* TO DO *
Extract the listing below in full, unchanged.

* MATERIAL PROVIDED *
Begin
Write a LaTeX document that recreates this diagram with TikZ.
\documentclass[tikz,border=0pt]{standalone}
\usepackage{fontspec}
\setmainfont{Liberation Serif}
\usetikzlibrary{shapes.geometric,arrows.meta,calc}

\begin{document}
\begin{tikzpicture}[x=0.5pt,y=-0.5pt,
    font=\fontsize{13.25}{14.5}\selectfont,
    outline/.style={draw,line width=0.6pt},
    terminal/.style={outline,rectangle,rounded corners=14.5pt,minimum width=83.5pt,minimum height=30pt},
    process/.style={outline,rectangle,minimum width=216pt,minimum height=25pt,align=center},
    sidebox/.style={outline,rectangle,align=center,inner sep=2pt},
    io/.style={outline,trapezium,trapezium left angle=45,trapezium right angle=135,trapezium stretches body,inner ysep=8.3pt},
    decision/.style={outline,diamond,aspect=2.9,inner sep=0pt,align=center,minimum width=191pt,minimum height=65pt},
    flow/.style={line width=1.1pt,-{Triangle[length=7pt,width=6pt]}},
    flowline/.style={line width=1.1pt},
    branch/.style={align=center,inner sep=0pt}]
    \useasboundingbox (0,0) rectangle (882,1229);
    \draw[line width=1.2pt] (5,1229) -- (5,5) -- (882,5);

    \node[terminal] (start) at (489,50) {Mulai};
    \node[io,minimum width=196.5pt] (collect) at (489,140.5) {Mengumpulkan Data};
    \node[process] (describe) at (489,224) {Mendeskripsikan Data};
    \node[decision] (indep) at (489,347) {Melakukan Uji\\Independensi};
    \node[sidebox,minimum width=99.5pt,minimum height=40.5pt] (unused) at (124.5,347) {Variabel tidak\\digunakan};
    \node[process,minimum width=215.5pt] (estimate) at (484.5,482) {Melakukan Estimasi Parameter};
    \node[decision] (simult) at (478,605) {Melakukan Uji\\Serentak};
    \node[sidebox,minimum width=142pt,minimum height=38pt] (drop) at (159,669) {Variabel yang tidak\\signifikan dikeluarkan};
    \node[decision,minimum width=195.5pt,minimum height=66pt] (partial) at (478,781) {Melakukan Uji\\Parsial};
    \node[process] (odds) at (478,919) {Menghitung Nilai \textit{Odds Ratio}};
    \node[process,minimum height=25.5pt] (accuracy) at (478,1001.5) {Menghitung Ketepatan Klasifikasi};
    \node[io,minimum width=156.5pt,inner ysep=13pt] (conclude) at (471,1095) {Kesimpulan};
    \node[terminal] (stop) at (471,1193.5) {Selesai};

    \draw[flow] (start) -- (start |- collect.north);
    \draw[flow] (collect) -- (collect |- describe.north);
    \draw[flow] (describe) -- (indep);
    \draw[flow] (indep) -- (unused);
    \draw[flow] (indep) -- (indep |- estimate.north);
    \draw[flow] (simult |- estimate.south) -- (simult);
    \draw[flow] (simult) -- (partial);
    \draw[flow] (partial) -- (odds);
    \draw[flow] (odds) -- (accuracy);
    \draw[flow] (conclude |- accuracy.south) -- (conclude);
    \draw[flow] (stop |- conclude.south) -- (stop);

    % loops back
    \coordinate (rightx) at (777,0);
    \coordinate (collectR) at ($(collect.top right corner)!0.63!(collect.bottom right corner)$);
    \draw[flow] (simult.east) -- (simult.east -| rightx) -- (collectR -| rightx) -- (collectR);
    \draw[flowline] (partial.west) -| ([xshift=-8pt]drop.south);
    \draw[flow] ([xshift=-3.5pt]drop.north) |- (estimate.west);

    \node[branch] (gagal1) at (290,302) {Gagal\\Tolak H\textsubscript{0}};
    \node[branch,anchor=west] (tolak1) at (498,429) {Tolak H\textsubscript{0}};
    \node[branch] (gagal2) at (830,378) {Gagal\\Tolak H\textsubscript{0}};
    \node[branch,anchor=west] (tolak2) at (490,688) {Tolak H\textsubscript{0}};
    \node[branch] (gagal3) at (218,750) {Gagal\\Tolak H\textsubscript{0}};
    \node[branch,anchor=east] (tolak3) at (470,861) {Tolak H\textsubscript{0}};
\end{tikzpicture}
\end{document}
End
* WRITTEN RESPONSE *
Write a LaTeX document that recreates this diagram with TikZ.
\documentclass[tikz,border=0pt]{standalone}
\usepackage{fontspec}
\setmainfont{Liberation Serif}
\usetikzlibrary{shapes.geometric,arrows.meta,calc}

\begin{document}
\begin{tikzpicture}[x=0.5pt,y=-0.5pt,
    font=\fontsize{13.25}{14.5}\selectfont,
    outline/.style={draw,line width=0.6pt},
    terminal/.style={outline,rectangle,rounded corners=14.5pt,minimum width=83.5pt,minimum height=30pt},
    process/.style={outline,rectangle,minimum width=216pt,minimum height=25pt,align=center},
    sidebox/.style={outline,rectangle,align=center,inner sep=2pt},
    io/.style={outline,trapezium,trapezium left angle=45,trapezium right angle=135,trapezium stretches body,inner ysep=8.3pt},
    decision/.style={outline,diamond,aspect=2.9,inner sep=0pt,align=center,minimum width=191pt,minimum height=65pt},
    flow/.style={line width=1.1pt,-{Triangle[length=7pt,width=6pt]}},
    flowline/.style={line width=1.1pt},
    branch/.style={align=center,inner sep=0pt}]
    \useasboundingbox (0,0) rectangle (882,1229);
    \draw[line width=1.2pt] (5,1229) -- (5,5) -- (882,5);

    \node[terminal] (start) at (489,50) {Mulai};
    \node[io,minimum width=196.5pt] (collect) at (489,140.5) {Mengumpulkan Data};
    \node[process] (describe) at (489,224) {Mendeskripsikan Data};
    \node[decision] (indep) at (489,347) {Melakukan Uji\\Independensi};
    \node[sidebox,minimum width=99.5pt,minimum height=40.5pt] (unused) at (124.5,347) {Variabel tidak\\digunakan};
    \node[process,minimum width=215.5pt] (estimate) at (484.5,482) {Melakukan Estimasi Parameter};
    \node[decision] (simult) at (478,605) {Melakukan Uji\\Serentak};
    \node[sidebox,minimum width=142pt,minimum height=38pt] (drop) at (159,669) {Variabel yang tidak\\signifikan dikeluarkan};
    \node[decision,minimum width=195.5pt,minimum height=66pt] (partial) at (478,781) {Melakukan Uji\\Parsial};
    \node[process] (odds) at (478,919) {Menghitung Nilai \textit{Odds Ratio}};
    \node[process,minimum height=25.5pt] (accuracy) at (478,1001.5) {Menghitung Ketepatan Klasifikasi};
    \node[io,minimum width=156.5pt,inner ysep=13pt] (conclude) at (471,1095) {Kesimpulan};
    \node[terminal] (stop) at (471,1193.5) {Selesai};

    \draw[flow] (start) -- (start |- collect.north);
    \draw[flow] (collect) -- (collect |- describe.north);
    \draw[flow] (describe) -- (indep);
    \draw[flow] (indep) -- (unused);
    \draw[flow] (indep) -- (indep |- estimate.north);
    \draw[flow] (simult |- estimate.south) -- (simult);
    \draw[flow] (simult) -- (partial);
    \draw[flow] (partial) -- (odds);
    \draw[flow] (odds) -- (accuracy);
    \draw[flow] (conclude |- accuracy.south) -- (conclude);
    \draw[flow] (stop |- conclude.south) -- (stop);

    % loops back
    \coordinate (rightx) at (777,0);
    \coordinate (collectR) at ($(collect.top right corner)!0.63!(collect.bottom right corner)$);
    \draw[flow] (simult.east) -- (simult.east -| rightx) -- (collectR -| rightx) -- (collectR);
    \draw[flowline] (partial.west) -| ([xshift=-8pt]drop.south);
    \draw[flow] ([xshift=-3.5pt]drop.north) |- (estimate.west);

    \node[branch] (gagal1) at (290,302) {Gagal\\Tolak H\textsubscript{0}};
    \node[branch,anchor=west] (tolak1) at (498,429) {Tolak H\textsubscript{0}};
    \node[branch] (gagal2) at (830,378) {Gagal\\Tolak H\textsubscript{0}};
    \node[branch,anchor=west] (tolak2) at (490,688) {Tolak H\textsubscript{0}};
    \node[branch] (gagal3) at (218,750) {Gagal\\Tolak H\textsubscript{0}};
    \node[branch,anchor=east] (tolak3) at (470,861) {Tolak H\textsubscript{0}};
\end{tikzpicture}
\end{document}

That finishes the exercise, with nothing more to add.